Entre loi et interprétation : dialogisme et polyphonie dans les arrêts de justice
 
Les 'judgments' rendus par les juges anglais constituent un corpus normé, important à la fois par sa taille et par son contenu, qui fait apparaître de véritables problèmes de linguistique et de sémantique théorique. Il permet l'étude de divers aspects de la langue, sur une longue période historique, non seulement au niveau du texte, mais aussi à celui du discours. Ces jugements illustrent notamment le principe de dialogisme bakhtinien (Todorov 1981). Ils comportent en effet des traces des rapports discursifs à plusieurs niveaux, entre les juges et le législateur, mais aussi entre les juges du présent et ceux du passé, sans oublier les rapports entre le discours institutionnel et la langue de tous les jours.
 Dans le système de la 'common law', les juges sont en principe liés par les décisions précédentes. Ils sont donc amenés à citer les règles introduites par les juges du passé, parfois en les réinterprétant. Le contenu de ces règles apparaît alors explicitement comme le produit d'une interaction entre interlocuteurs privilégiés. Avant d'en arriver à leurs conclusions, les juges doivent aussi tenir compte des arguments avancés par les parties, dont ils proposent systématiquement l'analyse critique, en s'appuyant à la fois sur le raisonnement juridique formel, et sur l'argumentation rhétorique. La coexistence de différents points de vue à l'intérieur d'un même jugement invite une analyse polyphonique non seulement du texte mais aussi au niveau des énoncés (Ducrot 1984).
 Les juges ont l'obligation d'appliquer les lois votées par le Parlement, afin de donner effet à l'intention supposée du législateur. Ces 'lois écrites' sont explicitement citées dans les jugements. Mais lorsque les circonstances qui se présentent dans une affaire particulière ne correspondent pas à ce qui était prévu par la législature à l'origine, les juges sont amenés à réinterpréter ces textes, en modifiant éventuellement le sens précédemment attribué aux mots. 'L'épaisseur discursive' contribue ainsi à l'évolution du sens.
 Il est aussi possible de trouver dans les textes de loi des expressions introduites à l'origine par les juges. En effet, même si le législateur entend modifier certaines règles il est probable qu'il entend préserver d'autres détails. Afin de ne pas créer des malentendus, en laissant croire à une volonté de changement, il évite alors d'introduire une nouvelle terminologie, et préfère des expressions déjà interprétées dans une série d'affaires.

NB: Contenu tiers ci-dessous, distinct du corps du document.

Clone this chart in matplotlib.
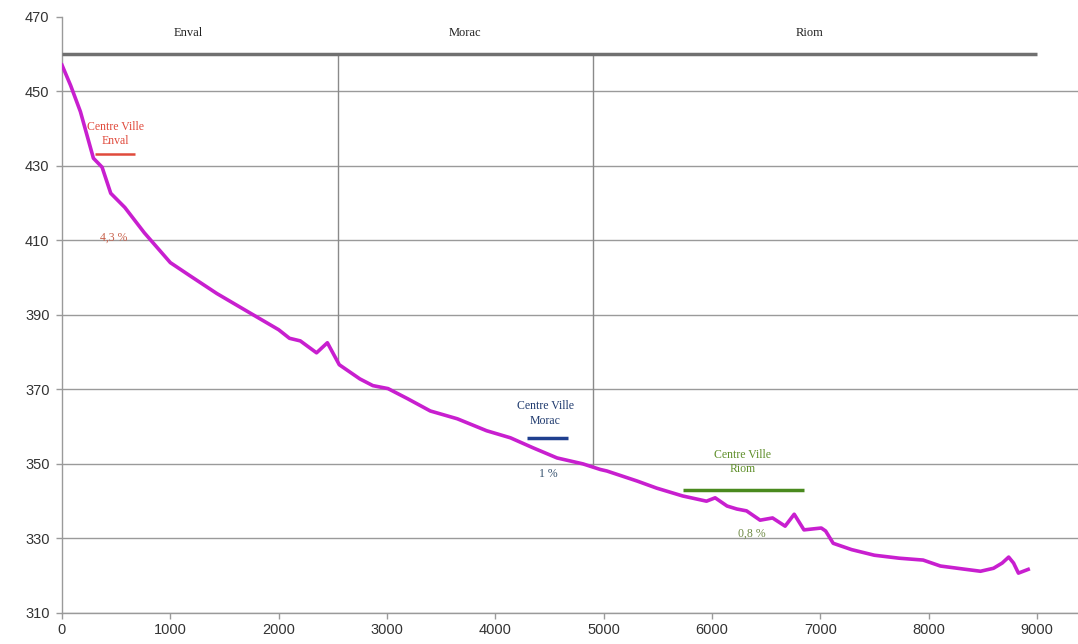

 Enfin, on remarque de nombreuses expressions utilisées à l'origine dans un but normatif, mais qui sont passées dans la langue de tous les jours. Les termes juridiques sont en effet employés non seulement par les juges mais aussi par toute la population, qui ne les comprend pas toujours de la même façon. L'évolution sémantique semble alors être le produit d'une interprétation cumulative qui dépend de la mémoire discursive sur le long terme. Le processus dialogique observé dans le discours normatif confirme ainsi l'intérêt du modèle bakhtinien, à la fois dans la théorie du droit et dans le domaine de la terminologie. Plus généralement, sur le plan sémantique, cette analyse semble corroborer une notion contextualiste du sens.
 
Références
English Reports 1220-1865. Edinburgh: Green, 1932. (180 volumes)
The Law Reports 1865 - . London : ICLR.
Bakhtine, Mikhail, 1979 (1984). Esthétique de la création verbale. Paris : Gallimard.
Ducrot, Oswald, 1984. Esquisse d'une théorie polyphonique de l'énonciation. In Le dire et le dit. Paris: Minuit :171-233.
Moirand, Sophie, 2007. Les discours dans la presse quotidienne. Paris : PUF.
Todorov, T. 1981. Mikhail Bakhtine : le principe dialogique, suivi de Ecrits du Cercle de Bakhtine. Paris : Seuil.